The WNK-OXSR1 osmosensing pathway mediates intestinal regeneration via Hippo-YAP signaling.

Animals activate regenerative processes to repair injuries and restore homeostasis following tissue damage. A central question in regeneration is how damage signals are sensed and translated into regenerative growth. Tissue injuries lead to the release of intracellular contents and bodily fluids and disturb the osmotic balance. However, the role of osmolarity in regeneration remains largely unexplored.
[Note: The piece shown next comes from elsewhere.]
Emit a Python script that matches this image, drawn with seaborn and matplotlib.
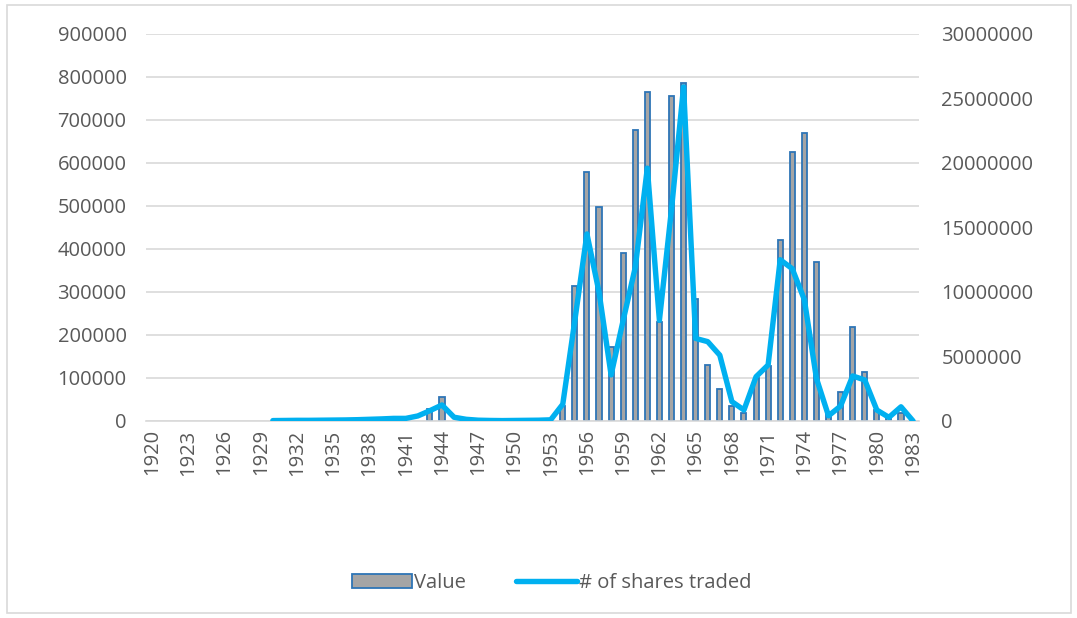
import numpy as np
import pandas as pd
import matplotlib
matplotlib.use("Agg")
import matplotlib.pyplot as plt
from matplotlib.patches import Rectangle, Patch
from matplotlib.lines import Line2D
import seaborn as sns

years = list(range(1920, 1984))

nan = np.nan
value = [nan] * 23 + [29000, 56000] + [nan] * 9 + [
    35000, 314000, 580000, 498000, 173000, 391000, 677000, 766000, 231000,
    755000, 787000, 283000, 130000, 74000, 35000, 19000, 100000, 128000,
    421000, 625000, 670000, 370000, 20000, 67000, 219000, 115000, 25000,
    10000, 19000, nan]

shares = [nan] * 10 + [
    30000, 40000, 50000, 50000, 60000, 70000, 80000, 100000, 130000, 160000,
    200000, 200000, 390000, 800000, 1240000, 290000, 130000, 60000, 40000,
    30000, 40000, 50000, 60000, 90000,
    1300000, 7800000, 14500000, 10000000, 3570000, 7800000, 11900000,
    19600000, 7800000, 16400000, 25900000, 6400000, 6150000, 5100000,
    1500000, 850000, 3430000, 4340000, 12500000, 11800000, 9400000,
    3300000, 400000, 1160000, 3490000, 3180000, 850000, 280000, 1100000, 0]

tick_years = [str(y) for y in range(1920, 1984, 3)]

df = pd.DataFrame({"year": [str(y) for y in years], "value": value,
                   "shares": shares, "pos": np.arange(len(years))})

sns.set_theme(style="white")
plt.rcParams['font.family'] = ['Open Sans', 'DejaVu Sans']

fig = plt.figure(figsize=(10.77, 6.18), dpi=100)
ax = fig.add_axes([0.1356, 0.3188, 0.8534 - 0.1356, 0.945 - 0.3188])

sns.barplot(data=df, x="year", y="value", order=df["year"], ax=ax,
            color="#A5A5A5", edgecolor="#2E75B6", linewidth=1.3,
            width=0.42, saturation=1)

ax.set_ylim(0, 900000)
ax.set_yticks(np.arange(0, 900001, 100000))
ax.set_yticklabels([str(v) for v in range(0, 900001, 100000)])
ax.set_xlim(-0.5, len(years) - 0.5)
ax.set_xticks([years.index(int(t)) for t in tick_years])
ax.set_xticklabels(tick_years, rotation=90)
ax.grid(axis="y", color="#D9D9D9", linewidth=1.2)
ax.set_axisbelow(True)
for s in ["left", "right", "top"]:
    ax.spines[s].set_visible(False)
ax.spines["bottom"].set_color("#D9D9D9")
ax.spines["bottom"].set_linewidth(1.2)
ax.set_xlabel("")
ax.set_ylabel("")
ax.tick_params(axis="both", length=0, labelsize=14.5, colors="#595959")
ax.tick_params(axis="y", pad=14)
ax.tick_params(axis="x", pad=6)

ax2 = ax.twinx()
sns.lineplot(data=df, x="pos", y="shares", ax=ax2, color="#00B0F0",
             linewidth=3.9, solid_capstyle="round", solid_joinstyle="round")
ax2.set_ylim(0, 30000000)
ax2.set_yticks(np.arange(0, 30000001, 5000000))
ax2.set_yticklabels([str(v) for v in range(0, 30000001, 5000000)])
ax2.set_xlim(-0.5, len(years) - 0.5)
for s in ["left", "right", "top", "bottom"]:
    ax2.spines[s].set_visible(False)
ax2.set_ylabel("")
ax2.set_xlabel("")
ax2.tick_params(axis="y", length=0, labelsize=14.5, colors="#595959", pad=16)

handles = [Patch(facecolor="#A5A5A5", edgecolor="#2E75B6", linewidth=1.3),
           Line2D([0], [0], color="#00B0F0", linewidth=3.9, solid_capstyle="round")]
fig.legend(handles, ["Value", "# of shares traded"], loc="center",
           bbox_to_anchor=(0.512, 0.057), ncol=2, frameon=False,
           fontsize=14.5, labelcolor="#595959", handlelength=3.0,
           handletextpad=0.1, columnspacing=2.5)

fig.patches.append(Rectangle((7 / 1077, 5 / 618), 1064 / 1077, 608 / 618,
                             transform=fig.transFigure, fill=False,
                             edgecolor="#D9D9D9", linewidth=1.2))

fig.savefig("out.png", dpi=100)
Using Drosophila and mouse intestine, as well as samples from inflammatory bowel disease (IBD) patients, we identify a key role for the osmolarity-sensing WNK-OXSR1 kinase cascade in intestinal regeneration. Mechanistically, OXSR1 phosphorylates the RhoB GTPase at threonine 37 upon intestinal injury, thereby disrupting its interaction with ARHGAP17 and increasing the levels of GTP-bound RhoB. RhoB activation in turn leads to enhanced F-actin polymerization and YAP activation, thus promoting tissue regeneration. We further show that pharmacological inhibition of WNK or OXSR1 reduces the oncogenic potential of intestinal regeneration. These findings reveal osmolarity as a critical damage signal in regeneration and position WNK-OXSR1 as a potential therapeutic target for stimulating intestinal repair.